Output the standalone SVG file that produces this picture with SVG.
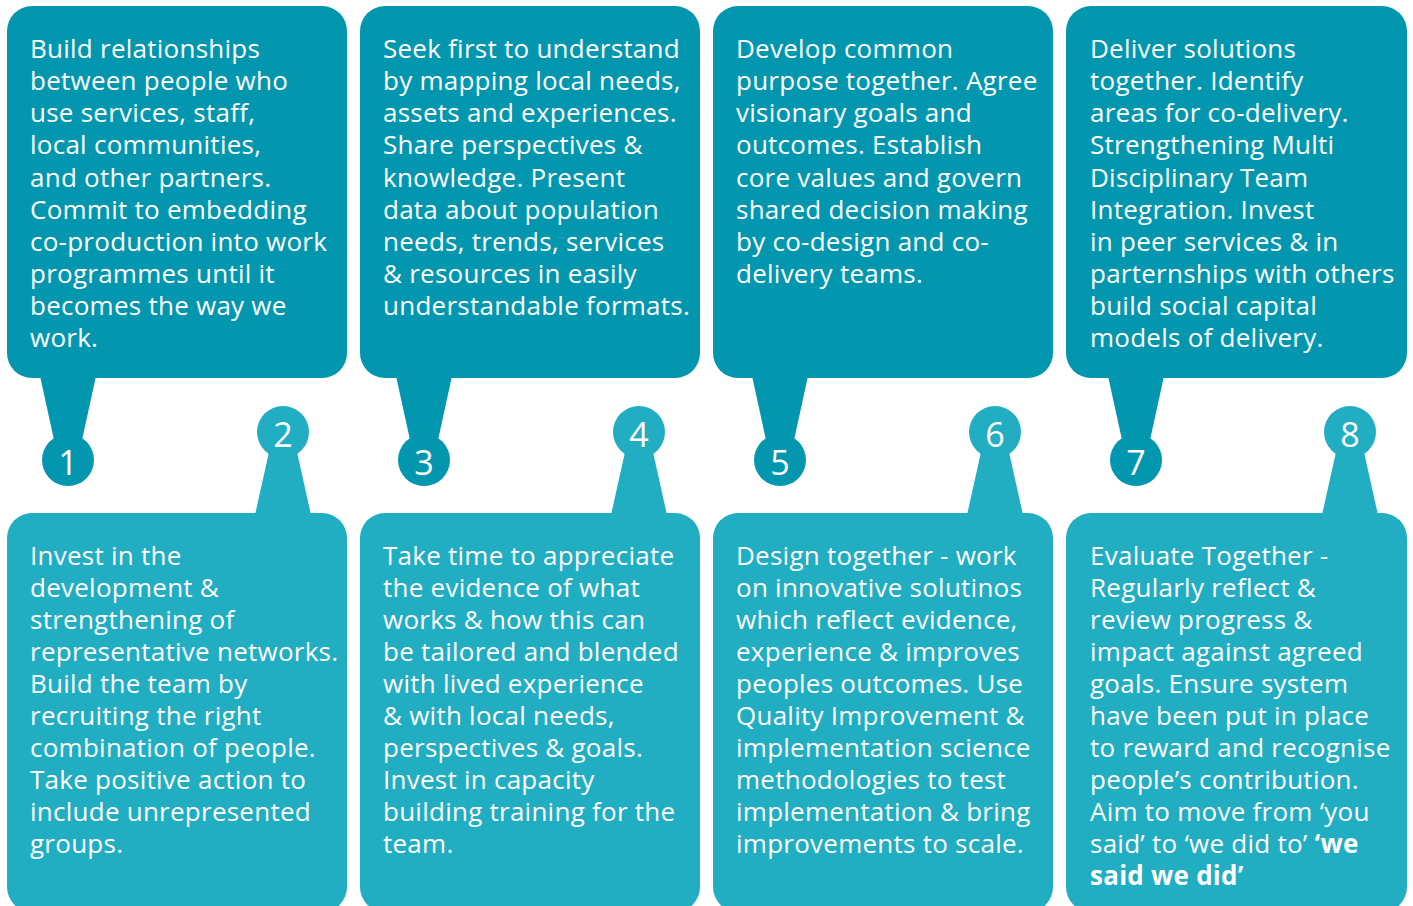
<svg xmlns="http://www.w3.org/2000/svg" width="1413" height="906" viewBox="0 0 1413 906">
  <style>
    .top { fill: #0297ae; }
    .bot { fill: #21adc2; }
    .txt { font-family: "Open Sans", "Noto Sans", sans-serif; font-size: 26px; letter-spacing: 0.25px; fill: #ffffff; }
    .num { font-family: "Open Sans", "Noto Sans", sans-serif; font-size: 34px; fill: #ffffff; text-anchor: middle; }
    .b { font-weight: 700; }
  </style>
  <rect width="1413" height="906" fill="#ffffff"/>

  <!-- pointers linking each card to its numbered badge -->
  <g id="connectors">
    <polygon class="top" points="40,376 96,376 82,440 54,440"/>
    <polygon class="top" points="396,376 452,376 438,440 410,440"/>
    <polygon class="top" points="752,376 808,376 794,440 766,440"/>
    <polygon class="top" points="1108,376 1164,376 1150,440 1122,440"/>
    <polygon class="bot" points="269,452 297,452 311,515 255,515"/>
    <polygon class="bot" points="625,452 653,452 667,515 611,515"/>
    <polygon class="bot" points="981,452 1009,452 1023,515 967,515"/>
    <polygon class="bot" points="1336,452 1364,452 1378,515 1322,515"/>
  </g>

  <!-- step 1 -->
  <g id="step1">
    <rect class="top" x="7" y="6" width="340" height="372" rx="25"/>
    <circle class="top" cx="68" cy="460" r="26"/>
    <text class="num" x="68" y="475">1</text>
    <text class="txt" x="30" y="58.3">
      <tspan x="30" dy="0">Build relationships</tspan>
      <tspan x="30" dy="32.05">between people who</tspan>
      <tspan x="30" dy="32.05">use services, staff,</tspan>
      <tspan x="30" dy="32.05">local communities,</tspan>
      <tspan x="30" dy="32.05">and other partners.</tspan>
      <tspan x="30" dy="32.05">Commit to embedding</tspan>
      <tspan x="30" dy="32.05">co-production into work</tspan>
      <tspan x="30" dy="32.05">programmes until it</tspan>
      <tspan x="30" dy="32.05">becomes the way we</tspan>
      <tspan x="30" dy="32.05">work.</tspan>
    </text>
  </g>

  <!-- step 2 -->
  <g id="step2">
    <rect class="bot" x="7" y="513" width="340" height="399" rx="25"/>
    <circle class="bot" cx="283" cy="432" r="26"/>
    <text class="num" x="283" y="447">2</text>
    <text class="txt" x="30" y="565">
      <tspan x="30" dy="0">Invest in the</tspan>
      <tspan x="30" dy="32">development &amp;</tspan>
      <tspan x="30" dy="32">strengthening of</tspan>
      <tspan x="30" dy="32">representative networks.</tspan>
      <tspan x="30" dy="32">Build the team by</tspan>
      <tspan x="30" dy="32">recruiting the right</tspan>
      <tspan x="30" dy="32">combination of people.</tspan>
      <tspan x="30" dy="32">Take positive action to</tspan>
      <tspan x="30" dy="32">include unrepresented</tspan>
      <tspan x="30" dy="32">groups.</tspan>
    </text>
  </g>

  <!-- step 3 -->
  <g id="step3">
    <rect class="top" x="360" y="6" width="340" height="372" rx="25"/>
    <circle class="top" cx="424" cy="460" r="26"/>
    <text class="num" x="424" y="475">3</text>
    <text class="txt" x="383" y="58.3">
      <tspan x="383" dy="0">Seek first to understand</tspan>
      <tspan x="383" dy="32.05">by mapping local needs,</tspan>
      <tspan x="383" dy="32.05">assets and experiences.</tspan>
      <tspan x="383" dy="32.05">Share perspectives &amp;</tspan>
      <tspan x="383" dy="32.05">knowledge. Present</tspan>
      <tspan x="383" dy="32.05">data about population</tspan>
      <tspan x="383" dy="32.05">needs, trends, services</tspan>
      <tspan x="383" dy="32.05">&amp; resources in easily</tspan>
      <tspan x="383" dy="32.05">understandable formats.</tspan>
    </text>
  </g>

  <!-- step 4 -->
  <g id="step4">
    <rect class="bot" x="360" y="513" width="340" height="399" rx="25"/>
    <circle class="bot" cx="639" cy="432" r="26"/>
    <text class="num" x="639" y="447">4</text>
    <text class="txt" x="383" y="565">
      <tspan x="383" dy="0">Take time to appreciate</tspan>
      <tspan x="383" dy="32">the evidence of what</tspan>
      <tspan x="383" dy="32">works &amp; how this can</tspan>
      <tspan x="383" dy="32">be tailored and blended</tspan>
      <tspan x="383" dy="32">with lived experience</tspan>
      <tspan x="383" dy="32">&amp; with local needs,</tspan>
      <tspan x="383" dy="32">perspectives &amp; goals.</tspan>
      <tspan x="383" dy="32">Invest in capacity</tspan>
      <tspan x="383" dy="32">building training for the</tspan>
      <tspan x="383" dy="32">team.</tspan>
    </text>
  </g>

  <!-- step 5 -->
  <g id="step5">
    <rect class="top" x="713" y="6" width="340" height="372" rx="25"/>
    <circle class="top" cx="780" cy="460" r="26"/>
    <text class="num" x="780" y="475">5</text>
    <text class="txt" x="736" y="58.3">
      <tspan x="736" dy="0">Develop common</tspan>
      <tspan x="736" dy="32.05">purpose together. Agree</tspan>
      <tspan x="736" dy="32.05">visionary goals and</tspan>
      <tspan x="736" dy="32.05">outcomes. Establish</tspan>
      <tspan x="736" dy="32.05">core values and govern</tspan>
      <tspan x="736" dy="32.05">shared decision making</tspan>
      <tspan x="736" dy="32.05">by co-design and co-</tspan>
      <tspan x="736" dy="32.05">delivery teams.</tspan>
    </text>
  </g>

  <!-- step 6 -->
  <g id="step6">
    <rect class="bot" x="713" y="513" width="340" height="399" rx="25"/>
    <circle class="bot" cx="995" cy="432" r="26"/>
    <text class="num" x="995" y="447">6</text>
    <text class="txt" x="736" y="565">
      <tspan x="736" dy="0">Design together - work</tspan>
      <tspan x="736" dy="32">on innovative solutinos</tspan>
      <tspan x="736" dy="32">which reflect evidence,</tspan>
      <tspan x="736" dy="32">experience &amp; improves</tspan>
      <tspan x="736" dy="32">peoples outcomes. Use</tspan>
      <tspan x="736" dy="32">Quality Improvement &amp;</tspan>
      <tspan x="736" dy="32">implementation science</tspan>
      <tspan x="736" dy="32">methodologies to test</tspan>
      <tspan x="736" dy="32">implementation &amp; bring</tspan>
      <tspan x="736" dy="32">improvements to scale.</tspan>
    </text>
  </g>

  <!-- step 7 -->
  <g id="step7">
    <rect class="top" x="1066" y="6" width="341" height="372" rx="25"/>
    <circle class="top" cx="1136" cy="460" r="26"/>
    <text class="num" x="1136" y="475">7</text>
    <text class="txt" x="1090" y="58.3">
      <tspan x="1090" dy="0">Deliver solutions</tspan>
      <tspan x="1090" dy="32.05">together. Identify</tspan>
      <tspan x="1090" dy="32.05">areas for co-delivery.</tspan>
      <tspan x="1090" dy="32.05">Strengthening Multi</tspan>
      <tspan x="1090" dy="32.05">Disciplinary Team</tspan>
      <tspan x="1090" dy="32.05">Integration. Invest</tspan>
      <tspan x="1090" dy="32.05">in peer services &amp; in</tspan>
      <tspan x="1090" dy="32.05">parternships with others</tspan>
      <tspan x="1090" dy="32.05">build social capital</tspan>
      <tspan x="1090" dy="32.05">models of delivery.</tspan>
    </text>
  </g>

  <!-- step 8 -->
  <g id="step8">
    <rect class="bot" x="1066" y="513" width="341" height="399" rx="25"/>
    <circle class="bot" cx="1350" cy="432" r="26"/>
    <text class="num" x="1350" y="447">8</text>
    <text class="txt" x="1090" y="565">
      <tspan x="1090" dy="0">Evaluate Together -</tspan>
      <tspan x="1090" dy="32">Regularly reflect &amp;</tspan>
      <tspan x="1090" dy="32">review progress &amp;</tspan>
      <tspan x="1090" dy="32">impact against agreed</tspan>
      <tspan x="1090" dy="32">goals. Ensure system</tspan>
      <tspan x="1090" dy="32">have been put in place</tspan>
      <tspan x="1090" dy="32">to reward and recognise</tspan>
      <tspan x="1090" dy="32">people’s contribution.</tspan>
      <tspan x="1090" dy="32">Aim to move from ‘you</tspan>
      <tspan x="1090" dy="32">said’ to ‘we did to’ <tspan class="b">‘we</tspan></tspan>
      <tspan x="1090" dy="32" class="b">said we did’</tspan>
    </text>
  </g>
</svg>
═══
- _Your instructions_:
Find the lines that include the string "this", then copy each of them.

- _Worked answer_:
Output the standalone SVG file that produces this picture with SVG.
      <tspan x="383" dy="32">works &amp; how this can</tspan>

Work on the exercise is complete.